Love me tender de Constance Debré



C’est leur affaire à tous ceux qui veulent croire à cette histoire que les femmes ont un lien avec la Lune, avec la nature, avec l’instinct, qui leur commande de s’en tenir à la matière et de renoncer à être. Moi ça ne m’intéresse pas. Mère ça n’existe pas. Mère comme statut, comme identité, comme pouvoir ou non-pouvoir, comme position de dominé et de dominant, comme victime comme bourreau, ça n’existe pas. Ça n’existe jamais ces choses-là. Il y a l’amour et c’est tout autre chose. L’amour qui n’a même pas besoin d’amour en retour, l’amour qui ne demande rien, l’amour qui sait ce qu’il est et qui ne doute jamais, l’amour qui sait que la peine n’est rien, qu’elle ne le concerne pas, qu’elle est inopérante, que la violence ne concerne que celui qui l’exerce. Mon fils sait tout ça très bien. C’est un petit mensch mon fils.

L’annonce est explosive, elle dit tout ou pas assez. Puis vient l’histoire, celle de pleins de couples qui ne s’aiment plus, se séparent et se font du mal. Ils se font payer ce désamour, parfois et même souvent à travers leurs enfants. Ceux qu’ils aiment à priori infiniment mais qu’ils sont prêt à détruire par désespoir, par mesquinerie, par colère, par orgueil aussi. L’humain excelle dans la vengeance palliative à la souffrance.
La parade de protection des enfants, fortement justifiée dans certaines situations, devient pour d’autres une vendetta viscérale. Priver son enfant d’un de ses parents sans justification est aussi une forme de maltraitance, vite oublié par celui qui châtie.

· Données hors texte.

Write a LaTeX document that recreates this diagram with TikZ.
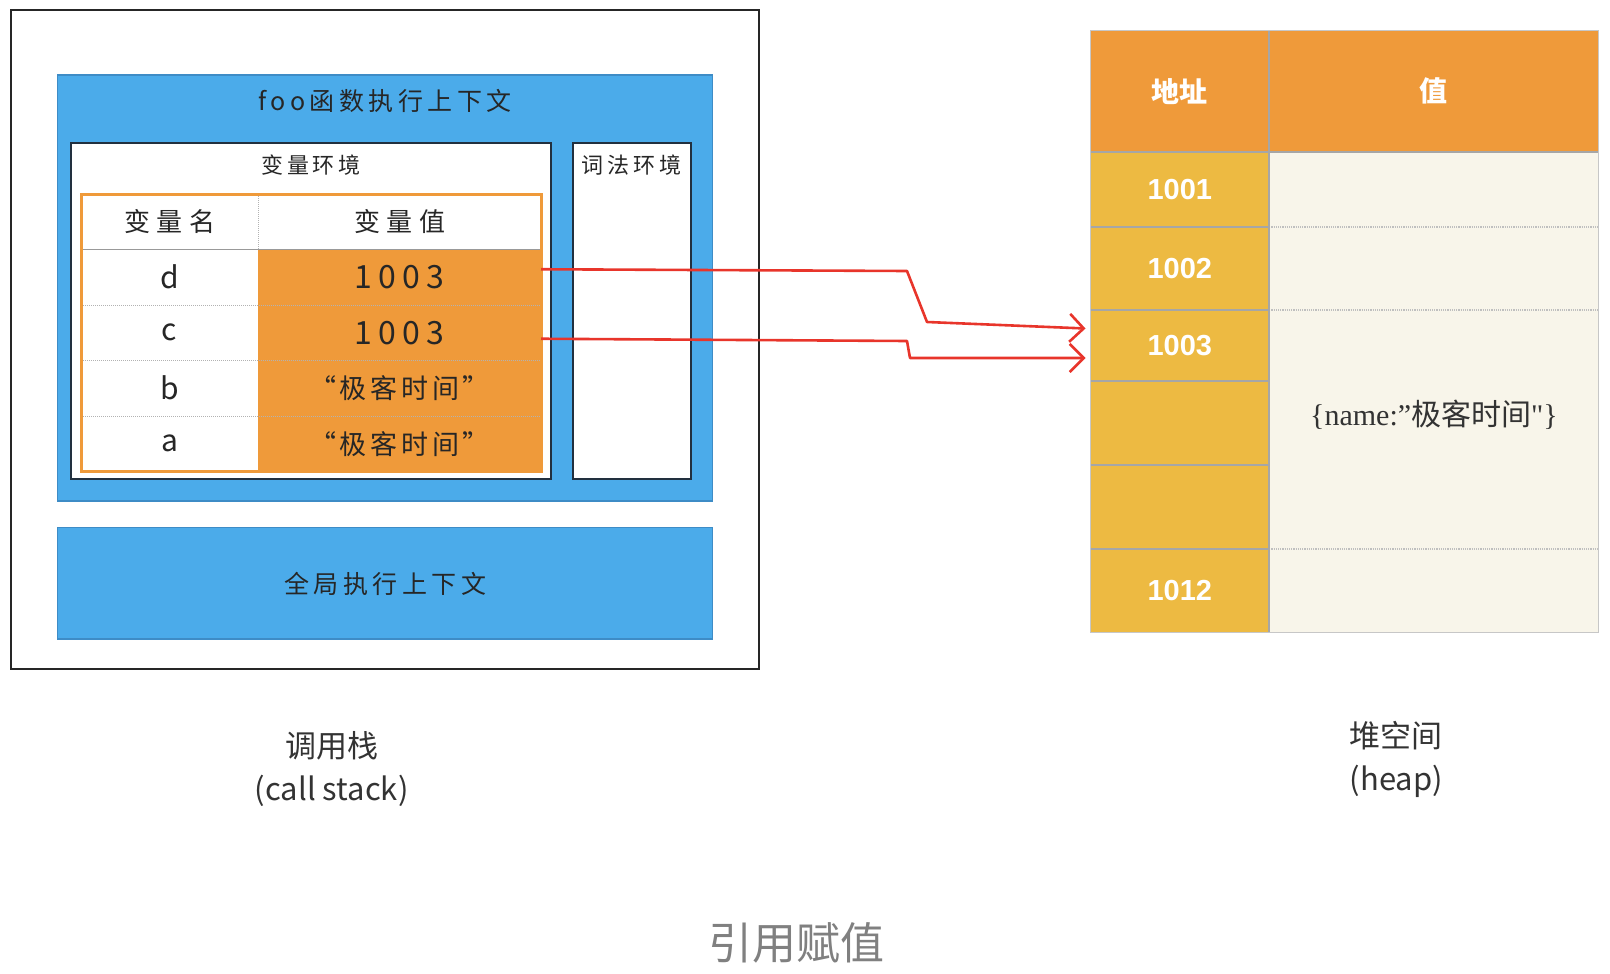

Peut-on dés-aimés ses enfants ? C’est ce que chaque enfant interroge lors d’une séparation. Comment s’inscrire dans une nouvelle vie, loin de la base familiale en conservant l’affection et l’attention initiale. Comment pallier à cette absence et cette reconstruction parentale en dehors du foyer?
Comment le parent redevient un être à part entière, scindé du couple amoureux, tout en conservant les obligations du couple parental ?
Comment pallier le conflit et le chagrin parfois transformé en rage ?
Un enfant est vulnérable et dépendant affectivement de ces parents, un enfant ne peut choisir entre deux amours aussi intense, il est déraisonnable de lui demander de conclure. Un enfant est morcelé si ses parents se déchirent. Les moitiés subissent parfois les bassesses de l’autre, mais c’est toujours l’enfant qui paye le plus.

Love me tender a un langage parfois cru, un phrasé vigoureux, une langue instruite qui ne s’apitoie jamais. Le récit est divisé en chapitres très courts. Ils racontent la souffrance voilée, par bribes, la colère dissimulée, l’incompréhension massive. Un texte imprégné de tendresse recluse. Aucune sensiblerie, l’autrice s’astreint à une discipline de corps et d’esprit pour évincer le précipice.

Un bel hymne à la liberté d’être et de choix avec toute l’ambivalence de l’amour maternel tantôt étouffant, tantôt émouvant.
Une fin tout de même teintée d’amertume. On achève la lecture admiratif et désolé pour la perte irréversible de cette enfance envolée, de tous ces moments qui n’existeront plus et n’auront pas été partagés.

Il n’est pas sûr que le livre répare mais il dit, il est une voix pour tous ceux n’en ayant pas. Il parait que l’écriture peut sauver, elle a au moins le mérite de tenir debout et crier la colère immobile, la douleur impassible. Résigné et stoïque, pudique et sensible, ce récit est émouvant et d’une grande sagesse.  Je suis conquise.

Flammarion, le 8 janvier 2020
192 pages

Commentaires

  1. Ça fait peur, ce thème. Mais je finirai peut-être par le lire, ne serait-ce que pour me faire ma propre opinion.